= Aim of the task =
Copy each line exactly. Drop every picture.

= Supplied data =
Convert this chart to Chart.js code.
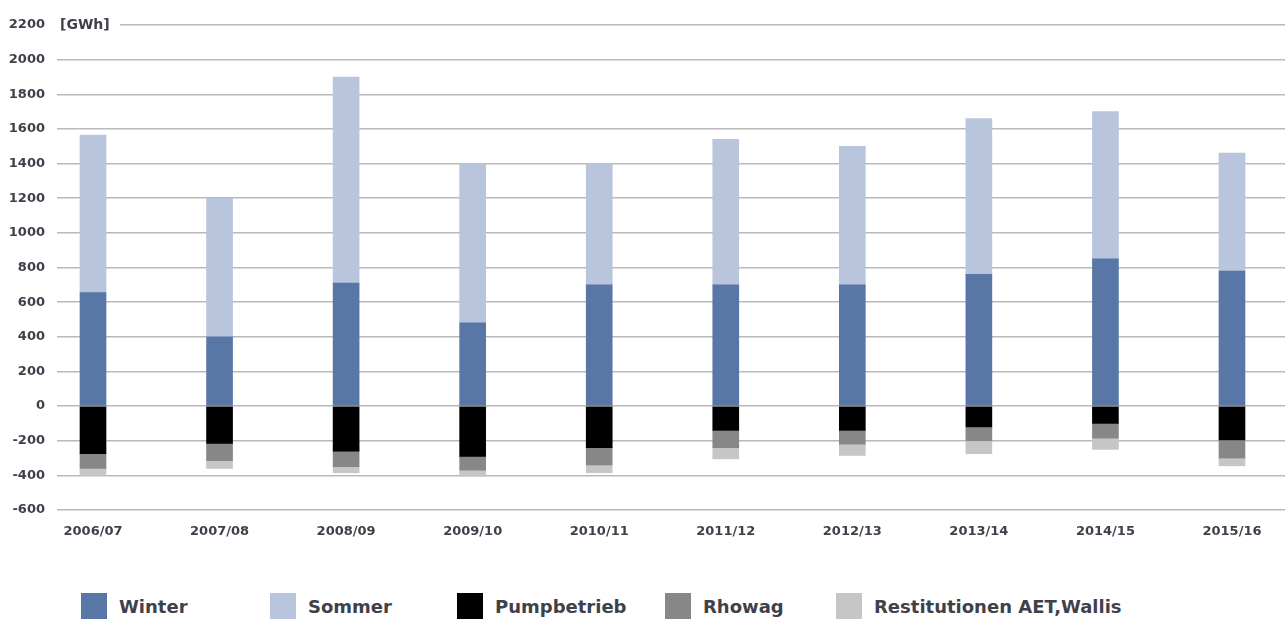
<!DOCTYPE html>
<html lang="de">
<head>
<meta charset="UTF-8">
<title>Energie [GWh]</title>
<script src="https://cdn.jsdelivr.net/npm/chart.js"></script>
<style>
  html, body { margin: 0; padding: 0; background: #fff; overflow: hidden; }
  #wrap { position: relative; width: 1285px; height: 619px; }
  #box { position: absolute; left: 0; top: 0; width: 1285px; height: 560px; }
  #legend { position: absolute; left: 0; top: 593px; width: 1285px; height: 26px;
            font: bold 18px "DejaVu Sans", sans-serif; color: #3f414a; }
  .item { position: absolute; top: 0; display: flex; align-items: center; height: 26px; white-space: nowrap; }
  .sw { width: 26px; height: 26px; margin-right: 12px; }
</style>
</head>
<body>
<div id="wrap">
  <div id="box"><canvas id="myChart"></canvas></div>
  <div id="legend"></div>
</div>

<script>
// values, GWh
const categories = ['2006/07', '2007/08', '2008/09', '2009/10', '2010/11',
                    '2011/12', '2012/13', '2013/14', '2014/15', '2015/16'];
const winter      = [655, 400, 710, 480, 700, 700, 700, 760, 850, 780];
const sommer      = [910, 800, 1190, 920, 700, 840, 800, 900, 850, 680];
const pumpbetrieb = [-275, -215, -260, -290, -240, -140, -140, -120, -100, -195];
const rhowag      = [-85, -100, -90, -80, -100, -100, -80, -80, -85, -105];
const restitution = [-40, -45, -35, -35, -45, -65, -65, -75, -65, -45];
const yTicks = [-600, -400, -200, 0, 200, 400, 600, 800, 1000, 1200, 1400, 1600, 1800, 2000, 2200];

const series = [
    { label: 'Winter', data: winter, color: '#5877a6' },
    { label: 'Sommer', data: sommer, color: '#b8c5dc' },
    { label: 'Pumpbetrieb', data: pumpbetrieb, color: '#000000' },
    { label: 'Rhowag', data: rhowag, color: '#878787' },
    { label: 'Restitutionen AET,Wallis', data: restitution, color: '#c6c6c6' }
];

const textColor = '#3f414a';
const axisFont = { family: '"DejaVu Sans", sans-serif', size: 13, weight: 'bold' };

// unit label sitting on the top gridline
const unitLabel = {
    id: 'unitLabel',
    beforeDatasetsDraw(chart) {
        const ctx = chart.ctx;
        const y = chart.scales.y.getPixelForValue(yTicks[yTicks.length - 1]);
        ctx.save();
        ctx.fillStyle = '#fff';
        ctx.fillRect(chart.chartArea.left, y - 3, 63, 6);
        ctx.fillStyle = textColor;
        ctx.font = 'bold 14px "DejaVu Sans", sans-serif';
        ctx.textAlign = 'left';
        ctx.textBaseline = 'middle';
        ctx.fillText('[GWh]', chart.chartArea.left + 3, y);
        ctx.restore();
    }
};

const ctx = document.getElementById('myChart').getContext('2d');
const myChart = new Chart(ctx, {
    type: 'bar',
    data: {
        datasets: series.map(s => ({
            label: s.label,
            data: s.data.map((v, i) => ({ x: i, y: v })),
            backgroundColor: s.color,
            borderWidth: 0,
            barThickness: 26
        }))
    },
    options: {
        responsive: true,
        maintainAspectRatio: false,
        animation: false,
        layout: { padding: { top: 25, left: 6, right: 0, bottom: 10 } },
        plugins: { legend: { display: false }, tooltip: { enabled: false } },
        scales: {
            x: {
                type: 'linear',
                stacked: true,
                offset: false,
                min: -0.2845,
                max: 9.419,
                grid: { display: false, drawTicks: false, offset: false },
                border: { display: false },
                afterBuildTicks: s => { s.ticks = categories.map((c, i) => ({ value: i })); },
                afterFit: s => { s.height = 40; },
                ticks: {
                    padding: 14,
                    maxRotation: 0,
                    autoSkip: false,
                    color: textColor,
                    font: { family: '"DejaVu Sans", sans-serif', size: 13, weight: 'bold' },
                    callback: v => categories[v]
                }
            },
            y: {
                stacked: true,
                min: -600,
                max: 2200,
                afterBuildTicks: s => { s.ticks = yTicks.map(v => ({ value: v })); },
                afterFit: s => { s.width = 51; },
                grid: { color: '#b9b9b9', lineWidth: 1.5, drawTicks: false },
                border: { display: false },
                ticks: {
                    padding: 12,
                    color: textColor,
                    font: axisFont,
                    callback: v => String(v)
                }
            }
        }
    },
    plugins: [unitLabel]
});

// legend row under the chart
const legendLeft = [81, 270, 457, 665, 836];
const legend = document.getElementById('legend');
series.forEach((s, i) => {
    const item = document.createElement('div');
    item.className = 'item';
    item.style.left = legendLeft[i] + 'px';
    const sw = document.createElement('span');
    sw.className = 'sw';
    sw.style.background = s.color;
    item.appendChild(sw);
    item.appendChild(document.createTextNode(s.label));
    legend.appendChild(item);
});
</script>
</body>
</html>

= Problem solution =
Convert this chart to Chart.js code.
<!DOCTYPE html>
<html lang="de">
<head>
<meta charset="UTF-8">
<title>Energie [GWh]</title>
<script src="https://cdn.jsdelivr.net/npm/chart.js"></script>
<style>
  html, body { margin: 0; padding: 0; background: #fff; overflow: hidden; }
  #wrap { position: relative; width: 1285px; height: 619px; }
  #box { position: absolute; left: 0; top: 0; width: 1285px; height: 560px; }
  #legend { position: absolute; left: 0; top: 593px; width: 1285px; height: 26px;
            font: bold 18px "DejaVu Sans", sans-serif; color: #3f414a; }
  .item { position: absolute; top: 0; display: flex; align-items: center; height: 26px; white-space: nowrap; }
  .sw { width: 26px; height: 26px; margin-right: 12px; }
</style>
</head>
<body>
<div id="wrap">
  <div id="box"><canvas id="myChart"></canvas></div>
  <div id="legend"></div>
</div>

<script>
// values, GWh
const categories = ['2006/07', '2007/08', '2008/09', '2009/10', '2010/11',
                    '2011/12', '2012/13', '2013/14', '2014/15', '2015/16'];
const winter      = [655, 400, 710, 480, 700, 700, 700, 760, 850, 780];
const sommer      = [910, 800, 1190, 920, 700, 840, 800, 900, 850, 680];
const pumpbetrieb = [-275, -215, -260, -290, -240, -140, -140, -120, -100, -195];
const rhowag      = [-85, -100, -90, -80, -100, -100, -80, -80, -85, -105];
const restitution = [-40, -45, -35, -35, -45, -65, -65, -75, -65, -45];
const yTicks = [-600, -400, -200, 0, 200, 400, 600, 800, 1000, 1200, 1400, 1600, 1800, 2000, 2200];

const series = [
    { label: 'Winter', data: winter, color: '#5877a6' },
    { label: 'Sommer', data: sommer, color: '#b8c5dc' },
    { label: 'Pumpbetrieb', data: pumpbetrieb, color: '#000000' },
    { label: 'Rhowag', data: rhowag, color: '#878787' },
    { label: 'Restitutionen AET,Wallis', data: restitution, color: '#c6c6c6' }
];

const textColor = '#3f414a';
const axisFont = { family: '"DejaVu Sans", sans-serif', size: 13, weight: 'bold' };

// unit label sitting on the top gridline
const unitLabel = {
    id: 'unitLabel',
    beforeDatasetsDraw(chart) {
        const ctx = chart.ctx;
        const y = chart.scales.y.getPixelForValue(yTicks[yTicks.length - 1]);
        ctx.save();
        ctx.fillStyle = '#fff';
        ctx.fillRect(chart.chartArea.left, y - 3, 63, 6);
        ctx.fillStyle = textColor;
        ctx.font = 'bold 14px "DejaVu Sans", sans-serif';
        ctx.textAlign = 'left';
        ctx.textBaseline = 'middle';
        ctx.fillText('[GWh]', chart.chartArea.left + 3, y);
        ctx.restore();
    }
};

const ctx = document.getElementById('myChart').getContext('2d');
const myChart = new Chart(ctx, {
    type: 'bar',
    data: {
        datasets: series.map(s => ({
            label: s.label,
            data: s.data.map((v, i) => ({ x: i, y: v })),
            backgroundColor: s.color,
            borderWidth: 0,
            barThickness: 26
        }))
    },
    options: {
        responsive: true,
        maintainAspectRatio: false,
        animation: false,
        layout: { padding: { top: 25, left: 6, right: 0, bottom: 10 } },
        plugins: { legend: { display: false }, tooltip: { enabled: false } },
        scales: {
            x: {
                type: 'linear',
                stacked: true,
                offset: false,
                min: -0.2845,
                max: 9.419,
                grid: { display: false, drawTicks: false, offset: false },
                border: { display: false },
                afterBuildTicks: s => { s.ticks = categories.map((c, i) => ({ value: i })); },
                afterFit: s => { s.height = 40; },
                ticks: {
                    padding: 14,
                    maxRotation: 0,
                    autoSkip: false,
                    color: textColor,
                    font: { family: '"DejaVu Sans", sans-serif', size: 13, weight: 'bold' },
                    callback: v => categories[v]
                }
            },
            y: {
                stacked: true,
                min: -600,
                max: 2200,
                afterBuildTicks: s => { s.ticks = yTicks.map(v => ({ value: v })); },
                afterFit: s => { s.width = 51; },
                grid: { color: '#b9b9b9', lineWidth: 1.5, drawTicks: false },
                border: { display: false },
                ticks: {
                    padding: 12,
                    color: textColor,
                    font: axisFont,
                    callback: v => String(v)
                }
            }
        }
    },
    plugins: [unitLabel]
});

// legend row under the chart
const legendLeft = [81, 270, 457, 665, 836];
const legend = document.getElementById('legend');
series.forEach((s, i) => {
    const item = document.createElement('div');
    item.className = 'item';
    item.style.left = legendLeft[i] + 'px';
    const sw = document.createElement('span');
    sw.className = 'sw';
    sw.style.background = s.color;
    item.appendChild(sw);
    item.appendChild(document.createTextNode(s.label));
    legend.appendChild(item);
});
</script>
</body>
</html>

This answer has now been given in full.